Given request — Include the line with "g.fillRect(11,10,1,2);" and every line before it in the entries below, echoed exactly, but not the pictures.

Available records —
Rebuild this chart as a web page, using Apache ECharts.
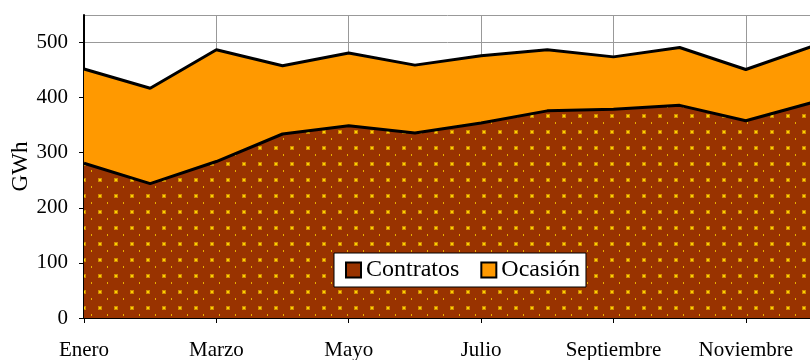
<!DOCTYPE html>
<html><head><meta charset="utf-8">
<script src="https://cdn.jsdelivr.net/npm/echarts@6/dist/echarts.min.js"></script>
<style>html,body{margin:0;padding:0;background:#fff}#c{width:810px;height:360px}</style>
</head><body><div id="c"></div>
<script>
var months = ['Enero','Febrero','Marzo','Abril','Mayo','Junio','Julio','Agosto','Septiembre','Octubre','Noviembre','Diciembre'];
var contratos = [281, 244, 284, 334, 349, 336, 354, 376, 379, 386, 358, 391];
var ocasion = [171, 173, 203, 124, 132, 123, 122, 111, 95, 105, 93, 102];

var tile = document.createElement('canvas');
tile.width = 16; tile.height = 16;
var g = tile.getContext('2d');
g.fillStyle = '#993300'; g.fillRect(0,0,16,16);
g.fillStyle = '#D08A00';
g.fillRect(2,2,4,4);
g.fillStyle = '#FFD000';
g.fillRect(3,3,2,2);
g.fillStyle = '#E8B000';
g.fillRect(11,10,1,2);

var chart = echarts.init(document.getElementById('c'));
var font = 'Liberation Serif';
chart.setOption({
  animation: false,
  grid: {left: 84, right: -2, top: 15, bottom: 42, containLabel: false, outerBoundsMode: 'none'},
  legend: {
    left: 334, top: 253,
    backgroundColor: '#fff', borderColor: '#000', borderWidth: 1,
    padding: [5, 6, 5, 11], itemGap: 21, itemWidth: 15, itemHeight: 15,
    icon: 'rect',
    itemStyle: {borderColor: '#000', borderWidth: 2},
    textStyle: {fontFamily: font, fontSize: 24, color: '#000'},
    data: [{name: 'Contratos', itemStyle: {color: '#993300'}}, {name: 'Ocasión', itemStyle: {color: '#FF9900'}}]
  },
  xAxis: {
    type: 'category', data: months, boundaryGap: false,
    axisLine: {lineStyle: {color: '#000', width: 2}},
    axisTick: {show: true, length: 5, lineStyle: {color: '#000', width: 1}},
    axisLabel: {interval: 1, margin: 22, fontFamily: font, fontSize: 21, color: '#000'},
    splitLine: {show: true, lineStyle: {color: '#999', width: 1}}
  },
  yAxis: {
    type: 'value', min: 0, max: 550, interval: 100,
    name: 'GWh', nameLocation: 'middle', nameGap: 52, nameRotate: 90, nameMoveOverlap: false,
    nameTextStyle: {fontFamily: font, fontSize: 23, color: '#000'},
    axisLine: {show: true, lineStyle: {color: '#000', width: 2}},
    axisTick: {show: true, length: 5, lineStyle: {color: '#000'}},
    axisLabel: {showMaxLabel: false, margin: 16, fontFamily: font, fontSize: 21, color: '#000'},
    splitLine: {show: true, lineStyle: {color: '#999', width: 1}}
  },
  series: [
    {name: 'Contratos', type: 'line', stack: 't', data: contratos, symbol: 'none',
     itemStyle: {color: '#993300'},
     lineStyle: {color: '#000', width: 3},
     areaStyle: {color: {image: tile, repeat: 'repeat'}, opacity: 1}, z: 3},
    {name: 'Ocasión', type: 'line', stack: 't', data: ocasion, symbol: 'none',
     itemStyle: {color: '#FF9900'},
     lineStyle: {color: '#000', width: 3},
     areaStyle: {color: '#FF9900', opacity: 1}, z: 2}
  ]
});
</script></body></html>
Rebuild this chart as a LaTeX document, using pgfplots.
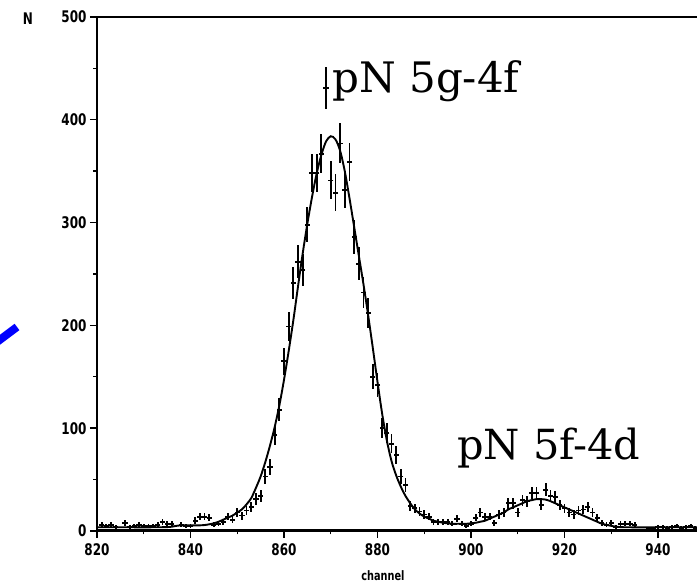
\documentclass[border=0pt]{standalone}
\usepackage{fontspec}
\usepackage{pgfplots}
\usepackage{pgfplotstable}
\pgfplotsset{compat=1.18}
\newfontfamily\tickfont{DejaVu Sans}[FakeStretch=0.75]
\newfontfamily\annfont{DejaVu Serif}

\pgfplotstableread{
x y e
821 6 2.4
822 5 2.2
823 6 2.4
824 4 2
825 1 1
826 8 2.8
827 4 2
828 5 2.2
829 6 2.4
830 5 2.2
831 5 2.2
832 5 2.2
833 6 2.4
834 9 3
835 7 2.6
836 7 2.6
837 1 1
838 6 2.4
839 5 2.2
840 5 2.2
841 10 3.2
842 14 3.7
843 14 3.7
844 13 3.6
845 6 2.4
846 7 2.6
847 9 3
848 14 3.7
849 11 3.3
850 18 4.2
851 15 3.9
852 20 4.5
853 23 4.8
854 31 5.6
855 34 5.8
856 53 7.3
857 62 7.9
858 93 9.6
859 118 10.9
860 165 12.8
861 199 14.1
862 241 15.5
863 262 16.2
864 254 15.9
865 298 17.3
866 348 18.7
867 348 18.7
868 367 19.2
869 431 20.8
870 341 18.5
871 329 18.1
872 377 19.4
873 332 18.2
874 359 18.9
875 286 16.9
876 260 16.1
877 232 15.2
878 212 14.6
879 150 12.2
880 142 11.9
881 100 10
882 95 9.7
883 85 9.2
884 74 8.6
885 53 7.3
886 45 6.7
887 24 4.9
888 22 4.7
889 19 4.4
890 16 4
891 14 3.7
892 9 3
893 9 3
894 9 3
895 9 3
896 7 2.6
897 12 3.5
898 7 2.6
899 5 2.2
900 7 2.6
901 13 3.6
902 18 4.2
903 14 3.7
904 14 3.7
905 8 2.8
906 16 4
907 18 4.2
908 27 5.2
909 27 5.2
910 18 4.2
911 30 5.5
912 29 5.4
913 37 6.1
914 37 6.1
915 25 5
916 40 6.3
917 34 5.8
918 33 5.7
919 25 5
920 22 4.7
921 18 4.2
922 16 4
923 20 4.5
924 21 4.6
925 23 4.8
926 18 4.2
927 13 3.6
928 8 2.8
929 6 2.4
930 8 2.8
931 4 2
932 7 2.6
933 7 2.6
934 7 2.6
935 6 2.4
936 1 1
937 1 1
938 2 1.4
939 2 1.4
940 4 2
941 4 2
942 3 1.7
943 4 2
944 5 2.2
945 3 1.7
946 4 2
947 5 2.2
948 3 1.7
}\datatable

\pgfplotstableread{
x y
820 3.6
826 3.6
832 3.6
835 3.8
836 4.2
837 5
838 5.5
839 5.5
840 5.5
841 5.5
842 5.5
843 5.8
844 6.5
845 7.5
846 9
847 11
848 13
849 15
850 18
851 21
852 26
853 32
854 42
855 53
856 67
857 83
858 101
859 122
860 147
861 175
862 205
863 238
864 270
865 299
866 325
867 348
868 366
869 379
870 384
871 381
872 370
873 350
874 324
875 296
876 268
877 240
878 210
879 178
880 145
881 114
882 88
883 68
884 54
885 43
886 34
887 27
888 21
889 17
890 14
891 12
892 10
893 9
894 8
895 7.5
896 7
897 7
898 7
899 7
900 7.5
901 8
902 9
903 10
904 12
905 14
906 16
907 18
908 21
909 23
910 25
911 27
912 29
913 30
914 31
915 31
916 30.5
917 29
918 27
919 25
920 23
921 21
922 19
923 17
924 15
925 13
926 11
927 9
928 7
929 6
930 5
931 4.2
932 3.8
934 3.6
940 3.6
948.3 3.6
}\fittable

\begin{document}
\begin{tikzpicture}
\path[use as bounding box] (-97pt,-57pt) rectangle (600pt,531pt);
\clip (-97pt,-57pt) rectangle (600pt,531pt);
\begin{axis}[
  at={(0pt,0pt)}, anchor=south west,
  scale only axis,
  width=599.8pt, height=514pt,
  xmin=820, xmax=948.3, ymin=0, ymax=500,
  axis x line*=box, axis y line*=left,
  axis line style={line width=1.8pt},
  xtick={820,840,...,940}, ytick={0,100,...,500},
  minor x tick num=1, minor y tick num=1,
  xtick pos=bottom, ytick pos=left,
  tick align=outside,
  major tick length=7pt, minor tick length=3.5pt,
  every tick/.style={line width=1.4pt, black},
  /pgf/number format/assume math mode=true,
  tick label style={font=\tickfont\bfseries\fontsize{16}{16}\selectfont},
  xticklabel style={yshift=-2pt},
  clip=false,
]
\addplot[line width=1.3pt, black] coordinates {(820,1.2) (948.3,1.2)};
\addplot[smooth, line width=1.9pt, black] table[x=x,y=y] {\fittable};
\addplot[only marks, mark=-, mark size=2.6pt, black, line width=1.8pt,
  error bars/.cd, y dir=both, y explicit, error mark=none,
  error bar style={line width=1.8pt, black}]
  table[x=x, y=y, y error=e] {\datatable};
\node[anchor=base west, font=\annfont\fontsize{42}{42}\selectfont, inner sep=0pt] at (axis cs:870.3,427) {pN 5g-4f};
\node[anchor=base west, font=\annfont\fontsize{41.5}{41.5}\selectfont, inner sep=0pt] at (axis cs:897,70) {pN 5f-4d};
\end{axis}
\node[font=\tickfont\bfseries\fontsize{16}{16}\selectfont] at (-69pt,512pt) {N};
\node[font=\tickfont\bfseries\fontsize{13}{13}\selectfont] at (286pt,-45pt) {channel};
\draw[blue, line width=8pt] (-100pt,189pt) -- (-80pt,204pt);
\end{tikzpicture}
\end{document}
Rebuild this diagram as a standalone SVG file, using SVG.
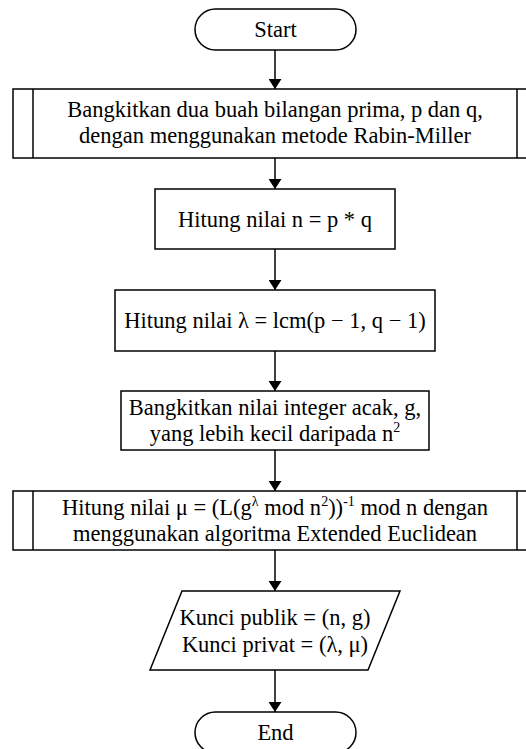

Result —
Rebuild this chart as a web page, using Apache ECharts.
<!DOCTYPE html>
<html><head><meta charset="utf-8">
<script src="https://cdn.jsdelivr.net/npm/echarts@6/dist/echarts.min.js"></script>
<style>html,body{margin:0;padding:0;background:#fff}#c{width:810px;height:360px}</style>
</head><body><div id="c"></div>
<script>
var months = ['Enero','Febrero','Marzo','Abril','Mayo','Junio','Julio','Agosto','Septiembre','Octubre','Noviembre','Diciembre'];
var contratos = [281, 244, 284, 334, 349, 336, 354, 376, 379, 386, 358, 391];
var ocasion = [171, 173, 203, 124, 132, 123, 122, 111, 95, 105, 93, 102];

var tile = document.createElement('canvas');
tile.width = 16; tile.height = 16;
var g = tile.getContext('2d');
g.fillStyle = '#993300'; g.fillRect(0,0,16,16);
g.fillStyle = '#D08A00';
g.fillRect(2,2,4,4);
g.fillStyle = '#FFD000';
g.fillRect(3,3,2,2);
g.fillStyle = '#E8B000';
g.fillRect(11,10,1,2);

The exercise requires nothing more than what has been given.